GOAL: Write out the data below in full. Keep it exact.

SOURCE MATERIAL:
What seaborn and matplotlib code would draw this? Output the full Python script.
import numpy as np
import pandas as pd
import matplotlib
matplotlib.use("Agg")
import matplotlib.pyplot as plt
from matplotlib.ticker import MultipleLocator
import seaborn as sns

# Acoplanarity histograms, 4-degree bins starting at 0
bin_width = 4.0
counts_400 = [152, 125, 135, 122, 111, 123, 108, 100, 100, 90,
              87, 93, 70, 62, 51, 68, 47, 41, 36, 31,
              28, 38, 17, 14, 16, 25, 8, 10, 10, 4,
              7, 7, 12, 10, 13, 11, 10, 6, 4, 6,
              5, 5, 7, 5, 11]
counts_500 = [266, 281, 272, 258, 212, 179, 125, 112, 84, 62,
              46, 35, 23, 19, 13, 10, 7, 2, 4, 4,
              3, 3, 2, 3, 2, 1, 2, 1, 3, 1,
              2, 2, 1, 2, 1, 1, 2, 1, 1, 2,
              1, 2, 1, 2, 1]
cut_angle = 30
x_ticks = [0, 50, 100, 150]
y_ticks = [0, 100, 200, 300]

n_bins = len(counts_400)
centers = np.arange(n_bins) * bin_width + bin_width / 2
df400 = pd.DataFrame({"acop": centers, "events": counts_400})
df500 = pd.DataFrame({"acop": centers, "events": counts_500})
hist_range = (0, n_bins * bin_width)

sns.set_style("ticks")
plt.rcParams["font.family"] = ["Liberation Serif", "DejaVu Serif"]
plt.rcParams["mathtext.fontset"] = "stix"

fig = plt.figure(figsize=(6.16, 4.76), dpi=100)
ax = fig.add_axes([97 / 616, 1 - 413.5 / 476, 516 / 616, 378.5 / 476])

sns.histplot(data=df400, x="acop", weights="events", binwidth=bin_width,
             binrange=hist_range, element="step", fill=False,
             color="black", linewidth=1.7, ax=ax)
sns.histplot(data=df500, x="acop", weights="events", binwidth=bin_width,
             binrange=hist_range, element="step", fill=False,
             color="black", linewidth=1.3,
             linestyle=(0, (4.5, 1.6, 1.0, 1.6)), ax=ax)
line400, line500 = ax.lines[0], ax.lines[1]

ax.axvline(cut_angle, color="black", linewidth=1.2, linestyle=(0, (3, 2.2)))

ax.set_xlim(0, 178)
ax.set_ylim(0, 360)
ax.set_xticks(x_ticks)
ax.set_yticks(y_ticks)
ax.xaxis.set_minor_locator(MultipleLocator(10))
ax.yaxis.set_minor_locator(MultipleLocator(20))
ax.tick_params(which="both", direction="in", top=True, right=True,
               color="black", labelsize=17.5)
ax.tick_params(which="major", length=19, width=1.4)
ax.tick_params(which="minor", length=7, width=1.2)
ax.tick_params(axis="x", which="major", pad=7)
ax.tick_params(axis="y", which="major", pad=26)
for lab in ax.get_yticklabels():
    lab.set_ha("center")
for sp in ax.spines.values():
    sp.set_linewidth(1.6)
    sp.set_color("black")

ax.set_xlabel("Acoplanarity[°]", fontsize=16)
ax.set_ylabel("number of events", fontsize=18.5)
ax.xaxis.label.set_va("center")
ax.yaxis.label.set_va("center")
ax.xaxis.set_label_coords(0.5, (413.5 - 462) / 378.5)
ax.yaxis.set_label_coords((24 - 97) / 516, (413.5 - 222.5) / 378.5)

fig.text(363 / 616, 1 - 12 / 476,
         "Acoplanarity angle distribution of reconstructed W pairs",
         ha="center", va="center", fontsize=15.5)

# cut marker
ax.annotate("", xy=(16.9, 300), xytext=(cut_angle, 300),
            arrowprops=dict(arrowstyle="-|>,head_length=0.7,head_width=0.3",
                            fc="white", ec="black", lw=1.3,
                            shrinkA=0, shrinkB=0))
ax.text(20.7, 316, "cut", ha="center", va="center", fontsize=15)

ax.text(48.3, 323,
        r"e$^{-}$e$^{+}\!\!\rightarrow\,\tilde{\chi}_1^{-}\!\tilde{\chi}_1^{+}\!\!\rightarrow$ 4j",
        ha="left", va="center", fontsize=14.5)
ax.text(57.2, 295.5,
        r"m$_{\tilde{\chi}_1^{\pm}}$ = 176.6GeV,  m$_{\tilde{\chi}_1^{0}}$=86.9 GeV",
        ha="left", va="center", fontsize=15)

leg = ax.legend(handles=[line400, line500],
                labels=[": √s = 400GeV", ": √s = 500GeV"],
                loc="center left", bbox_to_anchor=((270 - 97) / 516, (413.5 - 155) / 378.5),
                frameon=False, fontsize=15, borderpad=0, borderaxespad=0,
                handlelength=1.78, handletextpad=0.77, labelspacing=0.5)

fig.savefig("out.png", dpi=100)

REPLY:
What seaborn and matplotlib code would draw this? Output the full Python script.
import numpy as np
import pandas as pd
import matplotlib
matplotlib.use("Agg")
import matplotlib.pyplot as plt
from matplotlib.ticker import MultipleLocator
import seaborn as sns

# Acoplanarity histograms, 4-degree bins starting at 0
bin_width = 4.0
counts_400 = [152, 125, 135, 122, 111, 123, 108, 100, 100, 90,
              87, 93, 70, 62, 51, 68, 47, 41, 36, 31,
              28, 38, 17, 14, 16, 25, 8, 10, 10, 4,
              7, 7, 12, 10, 13, 11, 10, 6, 4, 6,
              5, 5, 7, 5, 11]
counts_500 = [266, 281, 272, 258, 212, 179, 125, 112, 84, 62,
              46, 35, 23, 19, 13, 10, 7, 2, 4, 4,
              3, 3, 2, 3, 2, 1, 2, 1, 3, 1,
              2, 2, 1, 2, 1, 1, 2, 1, 1, 2,
              1, 2, 1, 2, 1]
cut_angle = 30
x_ticks = [0, 50, 100, 150]
y_ticks = [0, 100, 200, 300]

n_bins = len(counts_400)
centers = np.arange(n_bins) * bin_width + bin_width / 2
df400 = pd.DataFrame({"acop": centers, "events": counts_400})
df500 = pd.DataFrame({"acop": centers, "events": counts_500})
hist_range = (0, n_bins * bin_width)

sns.set_style("ticks")
plt.rcParams["font.family"] = ["Liberation Serif", "DejaVu Serif"]
plt.rcParams["mathtext.fontset"] = "stix"

fig = plt.figure(figsize=(6.16, 4.76), dpi=100)
ax = fig.add_axes([97 / 616, 1 - 413.5 / 476, 516 / 616, 378.5 / 476])

sns.histplot(data=df400, x="acop", weights="events", binwidth=bin_width,
             binrange=hist_range, element="step", fill=False,
             color="black", linewidth=1.7, ax=ax)
sns.histplot(data=df500, x="acop", weights="events", binwidth=bin_width,
             binrange=hist_range, element="step", fill=False,
             color="black", linewidth=1.3,
             linestyle=(0, (4.5, 1.6, 1.0, 1.6)), ax=ax)
line400, line500 = ax.lines[0], ax.lines[1]

ax.axvline(cut_angle, color="black", linewidth=1.2, linestyle=(0, (3, 2.2)))

ax.set_xlim(0, 178)
ax.set_ylim(0, 360)
ax.set_xticks(x_ticks)
ax.set_yticks(y_ticks)
ax.xaxis.set_minor_locator(MultipleLocator(10))
ax.yaxis.set_minor_locator(MultipleLocator(20))
ax.tick_params(which="both", direction="in", top=True, right=True,
               color="black", labelsize=17.5)
ax.tick_params(which="major", length=19, width=1.4)
ax.tick_params(which="minor", length=7, width=1.2)
ax.tick_params(axis="x", which="major", pad=7)
ax.tick_params(axis="y", which="major", pad=26)
for lab in ax.get_yticklabels():
    lab.set_ha("center")
for sp in ax.spines.values():
    sp.set_linewidth(1.6)
    sp.set_color("black")

ax.set_xlabel("Acoplanarity[°]", fontsize=16)
ax.set_ylabel("number of events", fontsize=18.5)
ax.xaxis.label.set_va("center")
ax.yaxis.label.set_va("center")
ax.xaxis.set_label_coords(0.5, (413.5 - 462) / 378.5)
ax.yaxis.set_label_coords((24 - 97) / 516, (413.5 - 222.5) / 378.5)

fig.text(363 / 616, 1 - 12 / 476,
         "Acoplanarity angle distribution of reconstructed W pairs",
         ha="center", va="center", fontsize=15.5)

# cut marker
ax.annotate("", xy=(16.9, 300), xytext=(cut_angle, 300),
            arrowprops=dict(arrowstyle="-|>,head_length=0.7,head_width=0.3",
                            fc="white", ec="black", lw=1.3,
                            shrinkA=0, shrinkB=0))
ax.text(20.7, 316, "cut", ha="center", va="center", fontsize=15)

ax.text(48.3, 323,
        r"e$^{-}$e$^{+}\!\!\rightarrow\,\tilde{\chi}_1^{-}\!\tilde{\chi}_1^{+}\!\!\rightarrow$ 4j",
        ha="left", va="center", fontsize=14.5)
ax.text(57.2, 295.5,
        r"m$_{\tilde{\chi}_1^{\pm}}$ = 176.6GeV,  m$_{\tilde{\chi}_1^{0}}$=86.9 GeV",
        ha="left", va="center", fontsize=15)

leg = ax.legend(handles=[line400, line500],
                labels=[": √s = 400GeV", ": √s = 500GeV"],
                loc="center left", bbox_to_anchor=((270 - 97) / 516, (413.5 - 155) / 378.5),
                frameon=False, fontsize=15, borderpad=0, borderaxespad=0,
                handlelength=1.78, handletextpad=0.77, labelspacing=0.5)

fig.savefig("out.png", dpi=100)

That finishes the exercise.